▸ **Your task**
Copy exactly the lines from the beginning of the data down to and including the line holding "const yTicks = [0, 15, 30, 45, 60, 75, 90];", without any pictures.

▸ **Provided data**
[start]
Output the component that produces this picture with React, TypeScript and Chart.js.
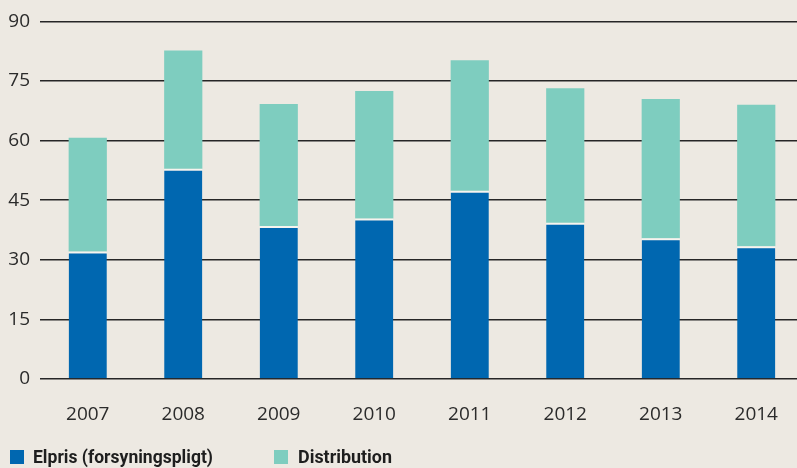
import React, { useEffect, useRef } from "react";
import { Chart, registerables } from "chart.js";

Chart.register(...registerables);

const years = ["2007", "2008", "2009", "2010", "2011", "2012", "2013", "2014"];
const elpris = [32.1, 52.9, 38.5, 40.4, 47.4, 39.3, 35.4, 33.4];
const distribution = [28.6, 29.8, 30.7, 32.1, 32.8, 33.9, 35.1, 35.6];
const yTicks = [0, 15, 30, 45, 60, 75, 90];

const BG = "#ede9e2";
const BLUE = "#0067b0";
const TEAL = "#7ecdbf";
const TEXT = "#2b2b2b";
const FONT = "'Open Sans', 'DejaVu Sans', sans-serif";
const LEGEND_FONT = "Roboto, 'Open Sans', sans-serif";

export default function App() {
  const ref = useRef<HTMLCanvasElement | null>(null);
  const legendRefs = useRef<(HTMLDivElement | null)[]>([]);

  useEffect(() => {
    document.body.style.margin = "0";
    const targets = [180, 94];
    legendRefs.current.forEach((el, i) => {
      if (!el) return;
      const w = el.getBoundingClientRect().width;
      if (w > 0) el.style.transform = `scaleX(${targets[i] / w})`;
    });
    const canvas = ref.current;
    if (!canvas) return;
    const chart = new Chart(canvas, {
      type: "bar",
      data: {
        labels: years,
        datasets: [
          {
            label: "Elpris (forsyningspligt)",
            data: elpris,
            backgroundColor: BLUE,
            borderColor: "#f6f4ef",
            borderWidth: { top: 2, left: 0, right: 0, bottom: 0 },
            borderSkipped: false,
            barPercentage: 0.4,
            categoryPercentage: 1,
          },
          {
            label: "Distribution",
            data: distribution,
            backgroundColor: TEAL,
            borderWidth: 0,
            barPercentage: 0.4,
            categoryPercentage: 1,
          },
        ],
      },
      options: {
        responsive: false,
        animation: false,
        layout: { padding: { top: 20, left: 0, right: 0, bottom: 0 } },
        plugins: {
          legend: { display: false },
          tooltip: { enabled: false },
        },
        scales: {
          x: {
            stacked: true,
            grid: { display: false },
            border: { display: false },
            ticks: {
              color: TEXT,
              font: { family: FONT, size: 19 },
              padding: 16,
            },
            afterFit: (s: any) => {
              s.height = 89;
            },
          },
          y: {
            stacked: true,
            min: 0,
            max: 90,
            afterBuildTicks: (s: any) => {
              s.ticks = yTicks.map((v) => ({ value: v }));
            },
            grid: {
              color: "#262626",
              lineWidth: 1.5,
              drawTicks: false,
            },
            border: { display: false },
            ticks: {
              color: TEXT,
              font: { family: FONT, size: 19 },
              padding: 10,
            },
            afterFit: (s: any) => {
              s.width = 40;
            },
          },
        },
      },
    });
    return () => chart.destroy();
  }, []);

  const legendItem = (
    idx: number,
    color: string,
    label: string,
    boxLeft: number,
    textLeft: number
  ) => (
    <>
      <div
        style={{
          position: "absolute",
          left: boxLeft,
          top: 450,
          width: 14,
          height: 14,
          background: color,
        }}
      />
      <div
        ref={(el) => {
          legendRefs.current[idx] = el;
        }}
        style={{
          position: "absolute",
          left: textLeft,
          top: 446,
          fontFamily: LEGEND_FONT,
          fontWeight: 700,
          fontSize: 19,
          lineHeight: "22px",
          color: "#1e1e1e",
          whiteSpace: "nowrap",
          transformOrigin: "left center",
        }}
      >
        {label}
      </div>
    </>
  );

  return (
    <div
      style={{
        position: "fixed",
        left: 0,
        top: 0,
        width: 797,
        height: 468,
        overflow: "hidden",
        background: BG,
      }}
    >
      <canvas ref={ref} width={804} height={468} style={{ position: "absolute", left: 0, top: 0 }} />
      {legendItem(0, BLUE, "Elpris (forsyningspligt)", 10, 33)}
      {legendItem(1, TEAL, "Distribution", 274, 298)}
    </div>
  );
}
[end]
▸ **Expected output**
Output the component that produces this picture with React, TypeScript and Chart.js.
import React, { useEffect, useRef } from "react";
import { Chart, registerables } from "chart.js";

Chart.register(...registerables);

const years = ["2007", "2008", "2009", "2010", "2011", "2012", "2013", "2014"];
const elpris = [32.1, 52.9, 38.5, 40.4, 47.4, 39.3, 35.4, 33.4];
const distribution = [28.6, 29.8, 30.7, 32.1, 32.8, 33.9, 35.1, 35.6];
const yTicks = [0, 15, 30, 45, 60, 75, 90];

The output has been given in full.